Donc, pour préciser…

1°) Pour le séquestre, cette clause figure dans le compromis de vente, qui précise qu'il est "choisi par les parties d'un commun accord", et est indéniablement une clause à la demande du vendeur (je passe sous silence certaines incohérences dans la rédaction du compromis réel dans lequel, dans un paragraphe IX, on y parle d'un somme en séquestre, sans dire clairement sa destination, puis, dans un paragraphe X sur les conditions suspensives, on y parle de "somme remise au titre d'acompte", sachant qu'aucun autre paragraphe du compromis ne traite d'un éventuel acompte…).
Il est d'ailleurs écrit un peu plus loin, dans l'éventualité d'une faute commise par l'acquéreur, que le séquestre ne pourra se dessaisir des fonds que d'un commun accord entre les parties ou en vertu d'une décision de justice.
C'est d'ailleurs un peu là-dessus que s'appuie le notaire. Mais, dans ce cas, à supposer que le vendeur soit partie indirecte à cette convention, le L312-16 aurait bien vocation à s'appliquer.

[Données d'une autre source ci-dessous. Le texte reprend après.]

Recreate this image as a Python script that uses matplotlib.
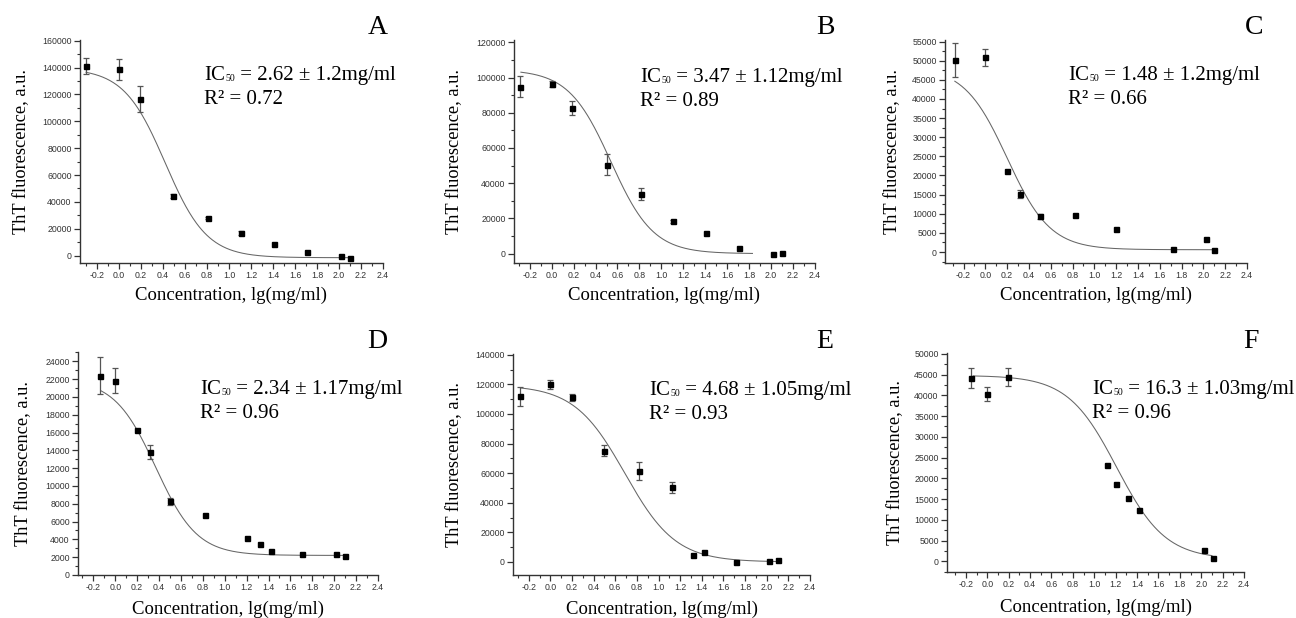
import numpy as np
import matplotlib
matplotlib.use("Agg")
import matplotlib.pyplot as plt
from matplotlib.ticker import MultipleLocator

W, H = 1296, 618

# ---------------- data ----------------
panel_letters = ["A", "B", "C", "D", "E", "F"]

A_x = [-0.30, 0.0, 0.19, 0.49, 0.81, 1.11, 1.41, 1.71, 2.02, 2.10]
A_y = [141200, 138700, 116400, 44100, 28000, 16800, 8700, 2500, -500, -1700]
A_err = [6200, 8000, 9600, 1500, 1000, 1200, 0, 0, 0, 0]

B_x = [-0.29, 0.0, 0.19, 0.50, 0.81, 1.11, 1.41, 1.71, 2.02, 2.10]
B_y = [94900, 96400, 82600, 50500, 34000, 18300, 11700, 3200, 0, 400]
B_err = [5700, 1500, 3800, 6000, 3300, 1000, 0, 0, 0, 0]

C_x = [-0.28, 0.0, 0.20, 0.32, 0.50, 0.82, 1.20, 1.72, 2.02, 2.10]
C_y = [50200, 50900, 21300, 15200, 9300, 9700, 6100, 800, 3500, 400]
C_err = [4400, 2200, 0, 1000, 700, 0, 0, 0, 0, 0]

D_x = [-0.14, 0.0, 0.20, 0.32, 0.50, 0.82, 1.20, 1.32, 1.42, 1.71, 2.02, 2.10]
D_y = [22400, 21800, 16300, 13800, 8300, 6700, 4200, 3450, 2700, 2400, 2400, 2150]
D_err = [2100, 1400, 0, 800, 400, 0, 0, 0, 0, 0, 0, 0]

E_x = [-0.28, 0.0, 0.20, 0.50, 0.82, 1.12, 1.32, 1.42, 1.72, 2.02, 2.10]
E_y = [111800, 120100, 111300, 75200, 61600, 50400, 4700, 7000, 0, 700, 1400]
E_err = [6100, 3000, 2500, 3600, 5900, 3900, 0, 0, 0, 0, 0]

F_x = [-0.15, 0.0, 0.19, 1.12, 1.20, 1.32, 1.42, 2.03, 2.11]
F_y = [44200, 40400, 44500, 23100, 18700, 15300, 12400, 2700, 800]
F_err = [2400, 1700, 2200, 0, 0, 0, 0, 0, 0]

# dose-response fit parameters: top, bottom, log IC50, hill slope, x range
fit_top = [139500, 104500, 48500, 22000, 119500, 44800]
fit_bottom = [-1500, 0, 600, 2200, 0, 500]
fit_x0 = [0.42, 0.54, 0.20, 0.37, 0.69, 1.21]
fit_hill = [2.3, 2.25, 2.2, 2.3, 1.85, 1.9]
fit_xstart = [-0.30, -0.28, -0.28, -0.13, -0.27, -0.13]
fit_xend = [2.10, 1.83, 2.10, 2.10, 2.10, 2.10]

ic50_text = ["2.62 ± 1.2mg/ml", "3.47 ± 1.12mg/ml", "1.48 ± 1.2mg/ml",
             "2.34 ± 1.17mg/ml", "4.68 ± 1.05mg/ml", "16.3 ± 1.03mg/ml"]
r2_text = ["0.72", "0.89", "0.66", "0.96", "0.93", "0.96"]

y_step = [20000, 20000, 5000, 2000, 20000, 5000]
y_lims = [(-5450, 160500), (-5300, 121300), (-2870, 55400),
          (0, 25050), (-8800, 140500), (-2570, 50200)]
x_mins = [-0.355, -0.343, -0.37, -0.34, -0.345, -0.376]

xs = [A_x, B_x, C_x, D_x, E_x, F_x]
ys = [A_y, B_y, C_y, D_y, E_y, F_y]
errs = [A_err, B_err, C_err, D_err, E_err, F_err]

# ---------------- layout (pixels) ----------------
boxes = [(80, 383, 40, 263), (514, 815, 40, 263), (945, 1247, 40, 263),
         (78, 378, 352, 575), (513, 810, 354, 575), (947, 1244, 353, 572)]
ylabel_x = [22, 455, 893, 24, 455, 896]
xlabel_y = [295, 295, 295, 609, 609, 607]
letter_pos = [(378, 27), (825, 27), (1254, 27), (377, 341), (825, 342), (1251, 341)]
ic_pos = [(204, 80), (640, 82), (1068, 80), (200, 394), (649, 395), (1092, 394)]

serif = 'Liberation Serif'
sans = 'Liberation Sans'

fig = plt.figure(figsize=(W / 100, H / 100), dpi=100)

for i in range(6):
    l, r, t, b = boxes[i]
    ax = fig.add_axes([l / W, 1 - b / H, (r - l) / W, (b - t) / H])
    ax.set_xlim(x_mins[i], 2.4)
    ax.set_ylim(*y_lims[i])
    for s in ['top', 'right']:
        ax.spines[s].set_visible(False)
    for s in ['left', 'bottom']:
        ax.spines[s].set_color('#333333')
        ax.spines[s].set_linewidth(1.0)
    ax.xaxis.set_major_locator(MultipleLocator(0.2))
    ax.xaxis.set_minor_locator(MultipleLocator(0.1))
    ax.yaxis.set_major_locator(MultipleLocator(y_step[i]))
    ax.yaxis.set_minor_locator(MultipleLocator(y_step[i] / 2))
    ax.tick_params(which='major', direction='out', length=4, width=0.9,
                   color='#333333', labelsize=6.3, labelcolor='#333333', pad=2)
    ax.tick_params(which='minor', direction='out', length=2, width=0.8,
                   color='#333333')
    ax.xaxis.set_major_formatter(plt.FuncFormatter(lambda v, p: f"{v:.1f}"))
    ax.yaxis.set_major_formatter(plt.FuncFormatter(lambda v, p: f"{int(round(v))}"))
    for lab in ax.get_xticklabels() + ax.get_yticklabels():
        lab.set_fontfamily(sans)

    # fit curve
    xc = np.linspace(fit_xstart[i], fit_xend[i], 300)
    yc = fit_bottom[i] + (fit_top[i] - fit_bottom[i]) / (1 + 10 ** ((xc - fit_x0[i]) * fit_hill[i]))
    ax.plot(xc, yc, color='#666666', lw=0.75, zorder=2)

    x = np.array(xs[i]); y = np.array(ys[i]); e = np.array(errs[i])
    m = e > 0
    ax.errorbar(x[m], y[m], yerr=e[m], fmt='none', ecolor='#555555',
                elinewidth=0.9, capsize=2.5, capthick=0.9, zorder=3)
    ax.plot(x, y, 's', color='black', markersize=3.6, zorder=4)

    # labels
    fig.text(ylabel_x[i] / W, 1 - ((t + b) / 2) / H, "ThT fluorescence, a.u.",
             rotation=90, ha='center', va='center', fontsize=13.2, family=serif)
    fig.text(((l + r) / 2) / W, 1 - xlabel_y[i] / H, "Concentration, lg(mg/ml)",
             ha='center', va='center', fontsize=13.5, family=serif)
    lx, ly = letter_pos[i]
    fig.text(lx / W, 1 - ly / H, panel_letters[i], ha='center', va='center',
             fontsize=20, family=serif)
    ix, iy = ic_pos[i]
    t1 = fig.text(ix / W, 1 - iy / H, "IC", ha='left', va='baseline',
                  fontsize=15, family=serif)
    t2 = ax.annotate("50", xy=(1, 0), xycoords=t1, xytext=(0.2, 1.5),
                     textcoords='offset points', ha='left', va='bottom',
                     fontsize=7, family=serif, annotation_clip=False)
    ax.annotate(" = " + ic50_text[i], xy=(1, 0), xycoords=t2, xytext=(0, -1.5),
                textcoords='offset points', ha='left', va='bottom',
                fontsize=15, family=serif, annotation_clip=False)
    fig.text(ix / W, 1 - (iy + 24) / H, "R² = " + r2_text[i],
             ha='left', va='baseline', fontsize=15, family=serif)

fig.savefig("out.png", dpi=100)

2°) L'acheteur n'a rien retardé : à la date limite de la condition suspensive, il n'avait ni l'information du refus de la banque ni l'information d'un accord de la banque. Le délai de 48h était le délai de remise d'un justificatif de la banque au vendeur une fois la décision d'accord ou de refus exprimée, je suppose verbalement, par la banque (j'ai d'ailleurs simplifié le cas réel, assez confus, pour ne discuter que sur les principes généraux).

Ce qui m'amène à une question "auxiliaire" :

Lorsqu'une banque vous signifie verbalement qu'elle accepte votre demande de prêt, à fortiori quand elle la refuse, vous êtes capable, vous, de la forcer à vous remettre une attestation dans les 24 heures ?
Puisqu'il faudra encore compter au moins 24 heures pour l'acheminer au vendeur ?
On ferait donc porter sur l'acheteur une obligation de réalisation dont il n'est pas maître, la banque n'ayant elle-même aucune obligation légale à son égard, que je sache.
Et, en fait, ce n'est pas la seule obligation de cette nature que je constate quand je lis certains commentaires sur tout ce sujet, sur des sites pourtant catalogués comme sérieux : l'acheteur se retrouverait "pieds et poings liés" au bon vouloir d'un organisme de prêt, qui lui-même n'a aucune obligation, sous peine d'être considéré comme fautif dans la non réalisation de la condition suspensive.
Quelque chose m'échappe dans tout ce mécanisme, d'autant que l'acheteur est souvent un particulier face à des professionnels : l'agence immobilière qui fait signer le compromis, la banque qui reçoit la demande.


Une chose est certaine, le prêt n'ayant pas été accordé à la date limite, les effets du compromis s'arrêtent contractuellement à cette date (c'est d'ailleurs bien rappelé dans le compromis de vente : "les présentes seront considérées comme nulles et non avenues"). Donc, je vois mal comment l'une des parties, ici le vendeur, peut se prévaloir contractuellement de clauses du compromis uniquement applicables postérieurement, donc qui ne s'exerceraient, par définition, que passé cette date, dans l'hypothèse ou le prêt n'a été ni refusé ni accordé à cette date.